The African exchange, which opened in October 2018, will close all trading services by November the 11th
The crypto exchange giant Binance has announced that it is closing all trading services by November 11th in Binance Uganda after it halted the deposits last week. Earlier, the company had also announced the shuttering of Binance Jersey, its crypto exchange located in the British Isles
The African exchange was first set up in October 2018 and represented the company’s efforts to capitalise on cryptocurrency interest in a country where many of the families rely on cross-border remittances but are not able to get bank accounts. The world’s largest crypto exchange was planning to use it as a starting point to reach other citizens across Africa.

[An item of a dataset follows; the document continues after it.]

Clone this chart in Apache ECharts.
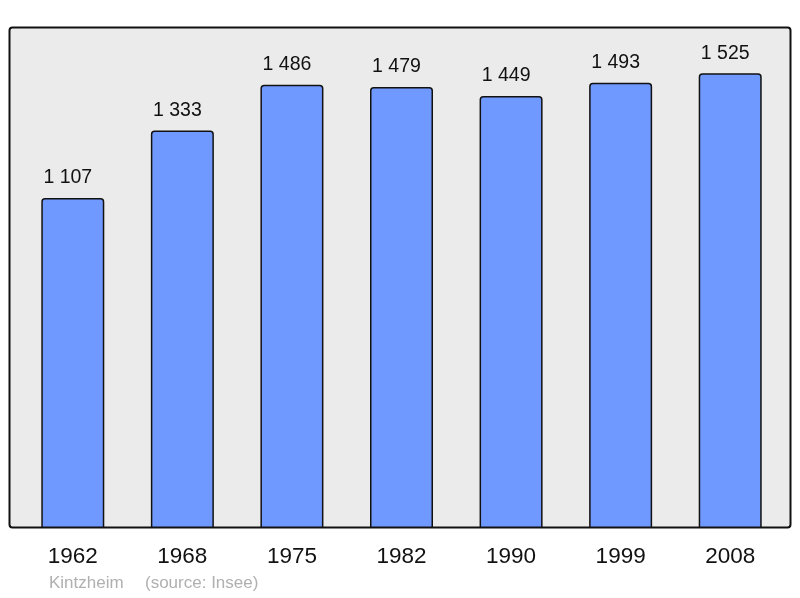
<!DOCTYPE html>
<html>
<head>
<meta charset="utf-8">
<script src="https://cdn.jsdelivr.net/npm/echarts@6/dist/echarts.min.js"></script>
<style>
  html, body { margin: 0; padding: 0; background: #fff; }
  #chart { width: 800px; height: 598px; }
</style>
</head>
<body>
<div id="chart"></div>
<script>
const years = ['1962', '1968', '1975', '1982', '1990', '1999', '2008'];
const population = [1107, 1333, 1486, 1479, 1449, 1493, 1525];
const townName = 'Kintzheim';
const sourceText = '(source: Insee)';

const chart = echarts.init(document.getElementById('chart'));

// format 1107 -> "1 107"
function spaced(v) {
  return String(v).replace(/\B(?=(\d{3})+(?!\d))/g, ' ');
}

const option = {
  animation: false,
  textStyle: { fontFamily: 'Liberation Sans, Arial, sans-serif' },
  grid: { left: 18, right: 15, top: 27, bottom: 70 },
  graphic: [
    {
      type: 'rect',
      z: -10,
      shape: { x: 9.5, y: 27.5, width: 781, height: 500, r: 3 },
      style: { fill: '#ebebeb', stroke: '#111', lineWidth: 2 }
    },
    {
      type: 'text',
      left: 49, top: 575,
      style: { text: townName, fill: '#b0b0b0', fontSize: 17, fontFamily: 'Liberation Sans, Arial, sans-serif' }
    },
    {
      type: 'text',
      left: 145, top: 575,
      style: { text: sourceText, fill: '#b0b0b0', fontSize: 17, fontFamily: 'Liberation Sans, Arial, sans-serif' }
    }
  ],
  xAxis: {
    type: 'category',
    data: years,
    axisLine: { show: false },
    axisTick: { show: false },
    axisLabel: { color: '#111', fontSize: 22.5, margin: 17 }
  },
  yAxis: {
    type: 'value',
    min: 0,
    max: 1680,
    show: false,
    splitLine: { show: false }
  },
  series: [
    {
      type: 'bar',
      data: population,
      barWidth: 63,
      itemStyle: {
        color: '#7099ff',
        borderColor: '#111',
        borderWidth: 1.5,
        borderRadius: [3, 3, 0, 0]
      },
      label: {
        show: true,
        position: 'top',
        distance: 10,
        offset: [-5, 0],
        color: '#111',
        fontSize: 19.5,
        formatter: p => spaced(p.value)
      }
    }
  ]
};

chart.setOption(option);
</script>
</body>
</html>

Users of the exchange who are from Uganda are now being asked to switch to transacting on Binance.com, which has started accepting deposits of Ugandan shillings through Mobile Money, bank transfers, and credit or debit cards.
The Chief Executive Officer (CEO) Chenpeng Zhao explained that the consolidation of its Jersey and Uganda exchanges was a “business decision”, since fiat deposits of Ugandan shillings have been added to the global exchange of the company alongside the bank transfers.
“All the features that Binance Uganda provides [are] now covered by Binance.com together with our fiat channel partners. There’s a very minimal number of users on there, so it doesn’t make sense for us to maintain two platforms”. Zhao explained.
So far, Binance appears to be steadfast with its other local exchanges, such as Binance Singapore. It also recently announced the launch of Binance Turkey.
In response to those who suspect that Binance was using its US affiliate to evade regulations, Zhao clarified that the company was on good terms with regulators.
“Some people misinterpreted that as maybe we got into trouble with the regulator locally or something. And that’s not the case. We do have good relationships with regulators in both areas that we have an exchange winding down. It’s just a business decision”, he said.
“It’s a loss center for us because it’s not generating enough money to be profitable and everybody uses Binance.com anyway”, Zhao added.
The CEO has referred to Binance Uganda as an “independent exchange” in the past. After a 2019 security breach that led to $40 million in losses, Binance Uganda assured users that the funds “are safe and segregated from Binance.com”.
Binance Uganda once again made an independent decision in September of this year, sparking discussions when it delisted the Binance Coin (BNB) after claiming that it did not meet its trading standard.